Some forty years ago I visited a sick colleague who told me she had been diagnosed with motor neuron disease. These were of course the years pre internet, google and so on. I had no idea what it meant for her, and I suspect neither did she. Treatment, or managing this awful disease was pretty basic. I recall she was at one point surviving on Complan and later a friend adapted an old-fashioned scent spray so she could try to swallow. During my years in Parliament, I also met brave people and their families as they faced the horrible deterioration which follows MND. This all came back to me with the many, too many, high-profile sportsmen now suffering from MND, so keeping it in the public eye.

Which brings me to the lovely giant of a man Doddie Weir whom I also met at Parliament. Capped 61 times for playing in the National Team he was diagnosed with MND in 2016. When he came to Parliament to highlight MND, he was still able to walk and stand and his speech was clear. What he faced up to in public with the support of his family goes beyond admiration.
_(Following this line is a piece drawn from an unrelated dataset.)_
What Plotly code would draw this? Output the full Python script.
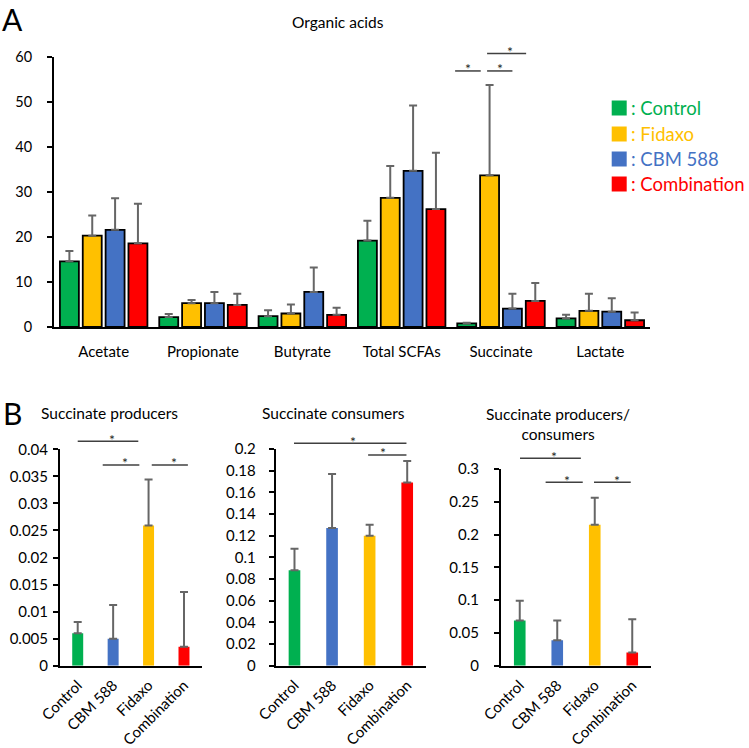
import plotly.graph_objects as go

# ---------------- data ----------------
acid_categories = ["Acetate", "Propionate", "Butyrate", "Total SCFAs", "Succinate", "Lactate"]
group_names = ["Control", "Fidaxo", "CBM 588", "Combination"]
group_colors = ["#00B050", "#FFC000", "#4472C4", "#FF0000"]

control_vals = [14.6, 2.2, 2.4, 19.2, 0.8, 1.9]
fidaxo_vals = [20.3, 5.3, 3.0, 28.7, 33.7, 3.6]
cbm_vals = [21.6, 5.3, 7.8, 34.7, 4.1, 3.4]
combo_vals = [18.6, 4.9, 2.7, 26.2, 5.8, 1.5]

control_err = [2.3, 0.7, 1.3, 4.4, 0.15, 0.8]
fidaxo_err = [4.5, 0.7, 2.0, 7.1, 20.1, 3.8]
cbm_err = [7.0, 2.5, 5.4, 14.5, 3.3, 3.0]
combo_err = [8.8, 2.5, 1.6, 12.5, 4.0, 1.7]

b_categories = ["Control", "CBM 588", "Fidaxo", "Combination"]
b_colors = ["#00B050", "#4472C4", "#FFC000", "#FF0000"]

producers_vals = [0.0060, 0.0050, 0.0259, 0.0035]
producers_err = [0.0021, 0.0062, 0.0085, 0.0101]
consumers_vals = [0.088, 0.127, 0.120, 0.169]
consumers_err = [0.020, 0.050, 0.010, 0.020]
ratio_vals = [0.069, 0.039, 0.215, 0.020]
ratio_err = [0.030, 0.030, 0.041, 0.051]

# significance brackets: (x start, x end, height in data units, star x)
sig_a = [(3.538, 3.796, 56.9, 3.667), (3.86, 4.115, 56.9, 3.994), (3.86, 4.253, 60.8, 4.09)]
sig_b1 = [(0.0, 1.71, 0.0415, 0.96), (0.706, 1.74, 0.0371, 1.34), (2.09, 3.11, 0.0371, 2.72)]
sig_b2 = [(-0.013, 2.98, 0.2052, 1.55), (1.96, 2.98, 0.1945, 2.36)]
sig_b3 = [(0.007, 1.63, 0.3163, 0.91), (0.69, 1.68, 0.2797, 1.27), (1.98, 2.96, 0.2797, 2.60)]

# ---------------- figure ----------------
W, H = 749, 748
FONT = "Lato"
ERR_COL = "#666666"


def px_x(p):
    return p / W


def px_y(p):
    return 1 - p / H


fig = go.Figure()

series = [control_vals, fidaxo_vals, cbm_vals, combo_vals]
errs = [control_err, fidaxo_err, cbm_err, combo_err]
for name, col, vals, er in zip(group_names, group_colors, series, errs):
    fig.add_trace(go.Bar(
        x=acid_categories, y=vals, name=name,
        marker=dict(color=col, line=dict(color="black", width=1.8)),
        error_y=dict(type="data", symmetric=False, array=er, arrayminus=[0] * len(er),
                     color=ERR_COL, thickness=2, width=4),
        xaxis="x", yaxis="y", showlegend=False,
    ))

for i, (vals, er) in enumerate([(producers_vals, producers_err),
                                (consumers_vals, consumers_err),
                                (ratio_vals, ratio_err)]):
    k = i + 2
    fig.add_trace(go.Bar(
        x=b_categories, y=vals, width=0.31,
        marker=dict(color=b_colors, line=dict(width=0)),
        error_y=dict(type="data", symmetric=False, array=er, arrayminus=[0] * len(er),
                     color=ERR_COL, thickness=2, width=4),
        xaxis=f"x{k}", yaxis=f"y{k}", showlegend=False,
    ))

axis_common = dict(showline=True, linecolor="black", linewidth=2, showgrid=False,
                   zeroline=False, automargin=False)

layout = dict(
    template="none",
    width=W, height=H, autosize=False,
    margin=dict(l=0, r=0, t=0, b=0, pad=0),
    paper_bgcolor="white", plot_bgcolor="white",
    barmode="group", bargap=0.08, bargroupgap=0.17,
    font=dict(family=FONT, color="black"),
    xaxis=dict(domain=[px_x(54), px_x(650)], anchor="y", ticks="",
               ticklabelstandoff=10, range=[-0.5, 5.5],
               tickfont=dict(family=FONT, size=15, color="black"), **axis_common),
    yaxis=dict(domain=[px_y(327), px_y(57)], anchor="x", range=[0, 60], dtick=10,
               ticks="outside", ticklen=5, tickwidth=2, tickcolor="black",
               ticklabelstandoff=12, tickfont=dict(family=FONT, size=14.5, color="black"),
               **axis_common),
)

b_domains = [
    ((60, 201.7), (665.7, 449.3), [0, 0.04], 0.005, 2),
    ((275.7, 426), (665.7, 449.0), [0, 0.2], 0.02, 10),
    ((501, 651), (665.7, 469.0), [0, 0.3], 0.05, 12),
]
for i, (xd, yd, rng, dt, standoff) in enumerate(b_domains):
    k = i + 2
    layout[f"xaxis{k}"] = dict(domain=[px_x(xd[0]), px_x(xd[1])], anchor=f"y{k}", ticks="",
                               tickangle=-45, ticklabelstandoff=3, range=[-0.5, 3.5],
                               tickfont=dict(family=FONT, size=15, color="black"), **axis_common)
    layout[f"yaxis{k}"] = dict(domain=[px_y(yd[0]), px_y(yd[1])], anchor=f"x{k}", range=rng,
                               dtick=dt, ticks="outside", ticklen=5, tickwidth=2,
                               tickcolor="black", ticklabelstandoff=standoff,
                               tickfont=dict(family=FONT, size=15, color="black"), **axis_common)

fig.update_layout(**layout)

shapes = []
annotations = []

# significance brackets
for sigs, xr, yr, ymax in [(sig_a, "x", "y", 60), (sig_b1, "x2", "y2", 0.04),
                           (sig_b2, "x3", "y3", 0.2), (sig_b3, "x4", "y4", 0.3)]:
    for x0, x1, h, sx in sigs:
        yd = h / ymax
        shapes.append(dict(type="line", xref=xr, yref=f"{yr} domain", x0=x0, x1=x1, y0=yd, y1=yd,
                           line=dict(color="#404040", width=1.5)))
        annotations.append(dict(xref=xr, yref=f"{yr} domain", x=sx, y=yd, text="*",
                                showarrow=False, yanchor="middle", yshift=2,
                                font=dict(family=FONT, size=14, color="#262626")))

# legend (panel A)
legend_rows = [108, 134, 159, 184]
for name, col, yc in zip(group_names, group_colors, legend_rows):
    shapes.append(dict(type="rect", xref="paper", yref="paper",
                       x0=px_x(611.7), x1=px_x(626.7), y0=px_y(yc + 7.5), y1=px_y(yc - 7.5),
                       fillcolor=col, line=dict(width=0)))
    annotations.append(dict(xref="paper", yref="paper", x=px_x(628.5), y=px_y(yc), text=": " + name,
                            showarrow=False, xanchor="left", yanchor="middle",
                            font=dict(family=FONT, size=18.5, color=col)))

# titles & panel letters
TITLE_SIZE = 15.5
annotations += [
    dict(xref="paper", yref="paper", x=px_x(338), y=px_y(22), text="Organic acids", showarrow=False,
         xanchor="center", yanchor="middle", font=dict(family=FONT, size=TITLE_SIZE, color="black")),
    dict(xref="paper", yref="paper", x=px_x(109), y=px_y(413), text="Succinate producers", showarrow=False,
         xanchor="center", yanchor="middle", font=dict(family=FONT, size=TITLE_SIZE, color="black")),
    dict(xref="paper", yref="paper", x=px_x(333), y=px_y(413), text="Succinate consumers", showarrow=False,
         xanchor="center", yanchor="middle", font=dict(family=FONT, size=TITLE_SIZE, color="black")),
    dict(xref="paper", yref="paper", x=px_x(558), y=px_y(424), text="Succinate producers/<br>consumers",
         showarrow=False, xanchor="center", yanchor="middle",
         font=dict(family=FONT, size=TITLE_SIZE, color="black")),
    dict(xref="paper", yref="paper", x=px_x(12), y=px_y(19), text="A", showarrow=False,
         xanchor="center", yanchor="middle", font=dict(family=FONT, size=30, color="black")),
    dict(xref="paper", yref="paper", x=px_x(12), y=px_y(413), text="B", showarrow=False,
         xanchor="center", yanchor="middle", font=dict(family=FONT, size=30, color="black")),
]

fig.update_layout(shapes=shapes, annotations=annotations)
fig.write_html("out.html", config={"displayModeBar": False},
               post_script="document.body.style.margin='0px';document.body.style.overflow='hidden';")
MND is a slow death sentence where the victim can see exactly what will happen and how. Doddie with others has made sure we all now know about this appalling disease, and that by his and others’ activities, millions has been raised to try to find a treatment which will halt this slow death and even a cure. He alone raised over £10 million. His distinctive tartan was designed in 2018 by him in collaboration with Berwickshire-based clothes firm ScotlandShop, in a bid to raise cash for the “My Name’5 Doddie Foundation.” The tartan features colours from the teams he played for: black and yellow of Melrose, blue and white of Scotland, and black of the former and white of the latter are also intended as a reference to his seven years with Newcastle Falcons. It is officially registered on the Scottish Register of Tartans, reference: 12047.

In January 2020 he confirmed his participation in a clinical trial aimed at finding drugs that could slow, stop or reverse the progression of MND. He encouraged people with a diagnosis of MND to enrol in the MND-Smart programme which would trial new drugs, existing drugs and a placebo.

But let us remember even as we send condolences to his wife, children and extended family and friends, that smile, that bright tartan suit, the courage indeed of him and his family, in particular his wife Kathy, the millions he raised along with awareness, and trust that before long, MND will be treatable. Forty years on from my friend, life has been made a little more comfortable for those with MND but life expectancy after diagnosis has hardly moved.